Dataset content
^^^^

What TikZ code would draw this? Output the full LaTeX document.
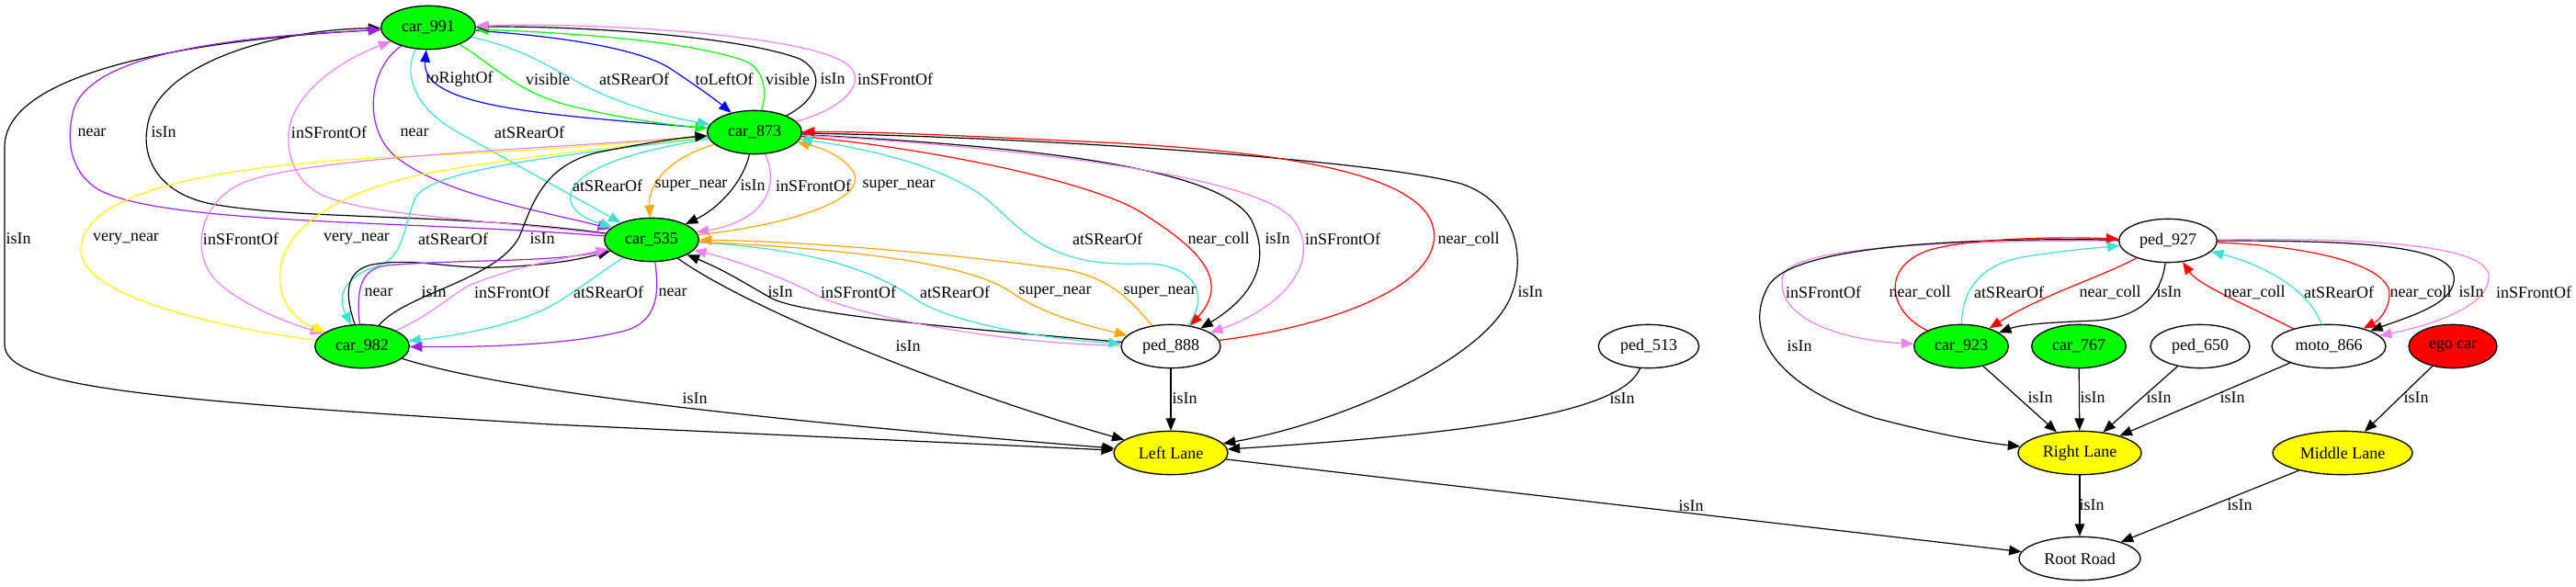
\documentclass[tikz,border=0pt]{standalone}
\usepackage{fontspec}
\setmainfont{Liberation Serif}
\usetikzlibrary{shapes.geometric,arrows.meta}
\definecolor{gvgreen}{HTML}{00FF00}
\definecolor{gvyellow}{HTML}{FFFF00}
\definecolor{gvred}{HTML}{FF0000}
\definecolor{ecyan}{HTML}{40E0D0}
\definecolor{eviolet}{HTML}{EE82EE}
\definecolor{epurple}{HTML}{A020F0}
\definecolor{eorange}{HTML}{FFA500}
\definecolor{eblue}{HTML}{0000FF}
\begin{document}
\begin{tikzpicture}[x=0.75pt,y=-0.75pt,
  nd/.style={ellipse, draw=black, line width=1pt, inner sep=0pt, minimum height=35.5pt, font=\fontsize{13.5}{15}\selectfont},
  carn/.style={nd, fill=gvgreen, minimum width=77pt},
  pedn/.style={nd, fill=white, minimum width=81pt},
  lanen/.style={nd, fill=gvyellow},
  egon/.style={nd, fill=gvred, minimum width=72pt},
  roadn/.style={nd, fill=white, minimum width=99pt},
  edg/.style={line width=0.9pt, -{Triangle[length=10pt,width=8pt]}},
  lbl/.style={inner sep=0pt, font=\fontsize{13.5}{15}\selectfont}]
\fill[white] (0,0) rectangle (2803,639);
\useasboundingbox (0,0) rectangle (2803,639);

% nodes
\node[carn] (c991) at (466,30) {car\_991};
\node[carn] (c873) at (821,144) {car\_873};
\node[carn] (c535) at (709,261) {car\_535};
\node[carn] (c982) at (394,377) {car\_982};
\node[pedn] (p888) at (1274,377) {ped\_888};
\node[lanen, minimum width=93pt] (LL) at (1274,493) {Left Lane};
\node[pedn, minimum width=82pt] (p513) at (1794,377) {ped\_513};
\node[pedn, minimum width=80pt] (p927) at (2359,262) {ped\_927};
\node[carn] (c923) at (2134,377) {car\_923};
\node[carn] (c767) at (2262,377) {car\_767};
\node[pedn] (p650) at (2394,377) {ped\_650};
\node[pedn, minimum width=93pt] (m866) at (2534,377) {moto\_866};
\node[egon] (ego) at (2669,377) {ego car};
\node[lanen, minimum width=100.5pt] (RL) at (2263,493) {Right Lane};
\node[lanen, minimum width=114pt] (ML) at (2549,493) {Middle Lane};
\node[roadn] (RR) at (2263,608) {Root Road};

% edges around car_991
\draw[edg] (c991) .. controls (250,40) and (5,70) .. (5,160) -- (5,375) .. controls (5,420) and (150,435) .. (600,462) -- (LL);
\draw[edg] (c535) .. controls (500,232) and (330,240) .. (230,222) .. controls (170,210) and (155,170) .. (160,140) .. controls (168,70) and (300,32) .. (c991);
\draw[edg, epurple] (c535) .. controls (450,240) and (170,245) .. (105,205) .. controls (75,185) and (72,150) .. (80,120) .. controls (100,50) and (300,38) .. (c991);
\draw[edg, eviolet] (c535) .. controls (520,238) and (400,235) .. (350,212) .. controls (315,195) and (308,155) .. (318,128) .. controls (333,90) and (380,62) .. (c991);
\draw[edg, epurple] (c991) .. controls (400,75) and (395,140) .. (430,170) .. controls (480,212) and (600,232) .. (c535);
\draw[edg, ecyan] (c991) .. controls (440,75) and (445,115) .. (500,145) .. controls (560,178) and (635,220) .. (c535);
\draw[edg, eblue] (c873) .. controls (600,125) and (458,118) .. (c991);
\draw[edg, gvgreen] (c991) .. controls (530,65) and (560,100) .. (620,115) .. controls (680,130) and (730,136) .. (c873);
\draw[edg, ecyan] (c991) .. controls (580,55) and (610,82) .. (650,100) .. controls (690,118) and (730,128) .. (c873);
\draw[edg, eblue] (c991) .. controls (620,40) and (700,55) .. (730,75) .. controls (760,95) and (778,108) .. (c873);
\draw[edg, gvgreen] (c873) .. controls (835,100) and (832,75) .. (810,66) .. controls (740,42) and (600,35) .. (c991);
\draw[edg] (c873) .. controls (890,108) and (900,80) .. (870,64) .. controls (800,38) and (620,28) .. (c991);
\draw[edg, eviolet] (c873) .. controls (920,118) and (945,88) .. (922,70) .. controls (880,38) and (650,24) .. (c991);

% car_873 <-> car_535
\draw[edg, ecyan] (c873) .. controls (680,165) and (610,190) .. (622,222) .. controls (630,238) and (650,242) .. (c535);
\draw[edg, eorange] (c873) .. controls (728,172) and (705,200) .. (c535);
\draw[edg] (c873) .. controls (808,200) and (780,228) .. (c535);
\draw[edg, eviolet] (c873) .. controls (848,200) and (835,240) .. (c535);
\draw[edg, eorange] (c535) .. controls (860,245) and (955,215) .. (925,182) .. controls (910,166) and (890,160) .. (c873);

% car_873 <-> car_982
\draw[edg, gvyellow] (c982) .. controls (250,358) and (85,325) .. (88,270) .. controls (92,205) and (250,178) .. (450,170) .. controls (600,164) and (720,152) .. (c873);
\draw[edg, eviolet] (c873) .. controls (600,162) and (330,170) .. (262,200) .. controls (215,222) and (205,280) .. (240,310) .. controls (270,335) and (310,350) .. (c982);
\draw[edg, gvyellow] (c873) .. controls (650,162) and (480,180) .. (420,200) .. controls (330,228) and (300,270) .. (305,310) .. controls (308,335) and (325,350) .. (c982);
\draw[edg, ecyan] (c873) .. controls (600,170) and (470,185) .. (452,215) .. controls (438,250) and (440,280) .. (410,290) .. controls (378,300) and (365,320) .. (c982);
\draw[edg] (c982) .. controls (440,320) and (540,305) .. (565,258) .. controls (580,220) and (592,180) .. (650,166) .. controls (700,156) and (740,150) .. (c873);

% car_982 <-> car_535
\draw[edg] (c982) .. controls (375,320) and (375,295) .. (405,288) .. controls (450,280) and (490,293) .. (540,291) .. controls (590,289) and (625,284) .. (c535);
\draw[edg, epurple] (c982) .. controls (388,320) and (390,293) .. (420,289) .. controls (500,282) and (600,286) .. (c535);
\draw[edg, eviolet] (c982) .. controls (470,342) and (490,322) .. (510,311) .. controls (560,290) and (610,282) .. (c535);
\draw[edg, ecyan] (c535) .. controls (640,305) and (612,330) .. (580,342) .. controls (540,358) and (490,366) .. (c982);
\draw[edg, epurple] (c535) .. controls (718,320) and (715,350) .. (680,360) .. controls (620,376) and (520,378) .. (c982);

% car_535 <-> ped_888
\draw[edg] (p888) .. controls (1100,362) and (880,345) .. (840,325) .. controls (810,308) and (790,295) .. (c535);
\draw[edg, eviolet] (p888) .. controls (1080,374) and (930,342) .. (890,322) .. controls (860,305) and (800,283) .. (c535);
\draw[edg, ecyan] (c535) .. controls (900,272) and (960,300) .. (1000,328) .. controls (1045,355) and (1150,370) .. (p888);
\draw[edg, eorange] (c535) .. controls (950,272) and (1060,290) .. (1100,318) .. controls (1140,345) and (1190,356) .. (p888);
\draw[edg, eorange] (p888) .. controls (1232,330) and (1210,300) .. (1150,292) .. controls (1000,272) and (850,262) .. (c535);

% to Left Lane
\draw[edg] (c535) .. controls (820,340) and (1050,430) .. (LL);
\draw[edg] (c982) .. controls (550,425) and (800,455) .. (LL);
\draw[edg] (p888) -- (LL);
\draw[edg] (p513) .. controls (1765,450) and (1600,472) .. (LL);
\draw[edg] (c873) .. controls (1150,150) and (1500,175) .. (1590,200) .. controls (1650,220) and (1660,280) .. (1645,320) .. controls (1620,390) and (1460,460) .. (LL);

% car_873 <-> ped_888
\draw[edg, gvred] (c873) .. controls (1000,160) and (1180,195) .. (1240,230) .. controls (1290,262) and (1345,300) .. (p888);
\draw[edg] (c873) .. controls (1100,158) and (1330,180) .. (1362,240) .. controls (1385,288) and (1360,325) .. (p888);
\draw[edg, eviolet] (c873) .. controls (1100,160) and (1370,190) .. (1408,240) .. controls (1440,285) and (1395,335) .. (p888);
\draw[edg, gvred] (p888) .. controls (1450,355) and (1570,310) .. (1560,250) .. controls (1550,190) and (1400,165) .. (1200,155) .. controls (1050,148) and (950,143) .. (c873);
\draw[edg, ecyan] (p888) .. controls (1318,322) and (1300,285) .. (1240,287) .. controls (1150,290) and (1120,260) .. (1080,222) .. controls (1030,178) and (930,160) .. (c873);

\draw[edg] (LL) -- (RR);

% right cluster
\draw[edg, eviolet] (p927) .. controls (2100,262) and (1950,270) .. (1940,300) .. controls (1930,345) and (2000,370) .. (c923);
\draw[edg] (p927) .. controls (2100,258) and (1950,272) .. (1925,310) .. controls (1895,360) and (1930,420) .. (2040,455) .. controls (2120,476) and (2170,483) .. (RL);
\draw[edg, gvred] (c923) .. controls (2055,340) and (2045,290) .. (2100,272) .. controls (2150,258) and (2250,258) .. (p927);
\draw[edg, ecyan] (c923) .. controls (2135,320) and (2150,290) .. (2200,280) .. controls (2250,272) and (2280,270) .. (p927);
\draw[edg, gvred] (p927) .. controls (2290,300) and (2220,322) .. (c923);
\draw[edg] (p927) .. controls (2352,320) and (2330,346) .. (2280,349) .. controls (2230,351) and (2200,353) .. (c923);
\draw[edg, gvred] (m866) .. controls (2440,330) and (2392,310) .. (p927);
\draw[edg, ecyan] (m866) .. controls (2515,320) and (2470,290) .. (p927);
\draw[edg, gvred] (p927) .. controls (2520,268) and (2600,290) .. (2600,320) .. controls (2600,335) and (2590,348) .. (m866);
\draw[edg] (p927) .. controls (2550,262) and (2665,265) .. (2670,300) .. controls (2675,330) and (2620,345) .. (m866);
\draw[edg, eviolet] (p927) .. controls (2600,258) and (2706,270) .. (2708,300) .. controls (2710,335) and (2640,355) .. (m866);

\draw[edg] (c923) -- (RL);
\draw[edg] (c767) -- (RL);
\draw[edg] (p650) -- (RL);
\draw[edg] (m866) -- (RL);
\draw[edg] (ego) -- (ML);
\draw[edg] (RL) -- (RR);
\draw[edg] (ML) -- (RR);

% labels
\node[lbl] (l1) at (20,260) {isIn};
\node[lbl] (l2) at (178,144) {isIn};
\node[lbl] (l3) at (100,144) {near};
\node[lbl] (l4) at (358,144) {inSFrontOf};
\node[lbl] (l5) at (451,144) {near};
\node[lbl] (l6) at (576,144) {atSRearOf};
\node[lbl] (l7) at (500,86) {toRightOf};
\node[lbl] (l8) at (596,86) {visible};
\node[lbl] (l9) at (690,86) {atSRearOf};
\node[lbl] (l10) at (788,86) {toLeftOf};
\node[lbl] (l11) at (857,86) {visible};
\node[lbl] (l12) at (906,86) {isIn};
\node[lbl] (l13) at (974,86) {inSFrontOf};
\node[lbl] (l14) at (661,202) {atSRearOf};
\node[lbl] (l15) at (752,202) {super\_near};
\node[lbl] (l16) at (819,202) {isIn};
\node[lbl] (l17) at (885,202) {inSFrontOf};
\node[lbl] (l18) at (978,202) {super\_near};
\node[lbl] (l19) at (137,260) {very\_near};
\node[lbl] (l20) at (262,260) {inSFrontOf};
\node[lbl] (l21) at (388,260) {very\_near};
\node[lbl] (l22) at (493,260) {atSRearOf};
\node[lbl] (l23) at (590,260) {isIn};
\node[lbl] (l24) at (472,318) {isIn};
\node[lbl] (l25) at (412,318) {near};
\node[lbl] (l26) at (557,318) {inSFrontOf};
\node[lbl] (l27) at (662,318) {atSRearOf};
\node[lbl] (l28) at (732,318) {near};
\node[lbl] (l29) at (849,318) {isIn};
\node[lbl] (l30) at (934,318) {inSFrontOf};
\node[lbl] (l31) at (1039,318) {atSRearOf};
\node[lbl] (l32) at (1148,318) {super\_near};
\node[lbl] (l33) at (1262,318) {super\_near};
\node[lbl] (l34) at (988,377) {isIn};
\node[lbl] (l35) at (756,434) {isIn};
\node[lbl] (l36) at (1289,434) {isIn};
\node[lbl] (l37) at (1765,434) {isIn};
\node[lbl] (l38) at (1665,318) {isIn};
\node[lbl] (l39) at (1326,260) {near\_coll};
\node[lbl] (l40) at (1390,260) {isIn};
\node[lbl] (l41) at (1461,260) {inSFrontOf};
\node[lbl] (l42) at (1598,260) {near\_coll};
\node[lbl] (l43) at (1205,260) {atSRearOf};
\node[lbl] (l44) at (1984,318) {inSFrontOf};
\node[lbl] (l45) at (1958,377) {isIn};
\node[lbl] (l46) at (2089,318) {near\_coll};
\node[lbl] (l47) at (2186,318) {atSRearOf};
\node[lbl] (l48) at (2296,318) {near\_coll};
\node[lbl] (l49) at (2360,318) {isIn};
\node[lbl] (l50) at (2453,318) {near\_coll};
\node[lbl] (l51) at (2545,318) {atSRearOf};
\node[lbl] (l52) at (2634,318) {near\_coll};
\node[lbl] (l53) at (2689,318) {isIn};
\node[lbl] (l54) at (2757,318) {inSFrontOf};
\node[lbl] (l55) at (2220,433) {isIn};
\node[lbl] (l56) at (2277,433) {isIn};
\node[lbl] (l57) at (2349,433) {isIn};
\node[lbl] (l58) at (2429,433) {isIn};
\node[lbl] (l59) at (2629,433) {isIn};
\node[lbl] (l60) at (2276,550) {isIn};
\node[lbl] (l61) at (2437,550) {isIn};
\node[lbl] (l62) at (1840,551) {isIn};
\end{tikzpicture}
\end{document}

^^^^

Aim of the exercise
Restate only the lines running from the start of the material above through the line containing "(RR) at (2263,608)", ends included. No pictures.

Exercise response
What TikZ code would draw this? Output the full LaTeX document.
\documentclass[tikz,border=0pt]{standalone}
\usepackage{fontspec}
\setmainfont{Liberation Serif}
\usetikzlibrary{shapes.geometric,arrows.meta}
\definecolor{gvgreen}{HTML}{00FF00}
\definecolor{gvyellow}{HTML}{FFFF00}
\definecolor{gvred}{HTML}{FF0000}
\definecolor{ecyan}{HTML}{40E0D0}
\definecolor{eviolet}{HTML}{EE82EE}
\definecolor{epurple}{HTML}{A020F0}
\definecolor{eorange}{HTML}{FFA500}
\definecolor{eblue}{HTML}{0000FF}
\begin{document}
\begin{tikzpicture}[x=0.75pt,y=-0.75pt,
  nd/.style={ellipse, draw=black, line width=1pt, inner sep=0pt, minimum height=35.5pt, font=\fontsize{13.5}{15}\selectfont},
  carn/.style={nd, fill=gvgreen, minimum width=77pt},
  pedn/.style={nd, fill=white, minimum width=81pt},
  lanen/.style={nd, fill=gvyellow},
  egon/.style={nd, fill=gvred, minimum width=72pt},
  roadn/.style={nd, fill=white, minimum width=99pt},
  edg/.style={line width=0.9pt, -{Triangle[length=10pt,width=8pt]}},
  lbl/.style={inner sep=0pt, font=\fontsize{13.5}{15}\selectfont}]
\fill[white] (0,0) rectangle (2803,639);
\useasboundingbox (0,0) rectangle (2803,639);

% nodes
\node[carn] (c991) at (466,30) {car\_991};
\node[carn] (c873) at (821,144) {car\_873};
\node[carn] (c535) at (709,261) {car\_535};
\node[carn] (c982) at (394,377) {car\_982};
\node[pedn] (p888) at (1274,377) {ped\_888};
\node[lanen, minimum width=93pt] (LL) at (1274,493) {Left Lane};
\node[pedn, minimum width=82pt] (p513) at (1794,377) {ped\_513};
\node[pedn, minimum width=80pt] (p927) at (2359,262) {ped\_927};
\node[carn] (c923) at (2134,377) {car\_923};
\node[carn] (c767) at (2262,377) {car\_767};
\node[pedn] (p650) at (2394,377) {ped\_650};
\node[pedn, minimum width=93pt] (m866) at (2534,377) {moto\_866};
\node[egon] (ego) at (2669,377) {ego car};
\node[lanen, minimum width=100.5pt] (RL) at (2263,493) {Right Lane};
\node[lanen, minimum width=114pt] (ML) at (2549,493) {Middle Lane};
\node[roadn] (RR) at (2263,608) {Root Road};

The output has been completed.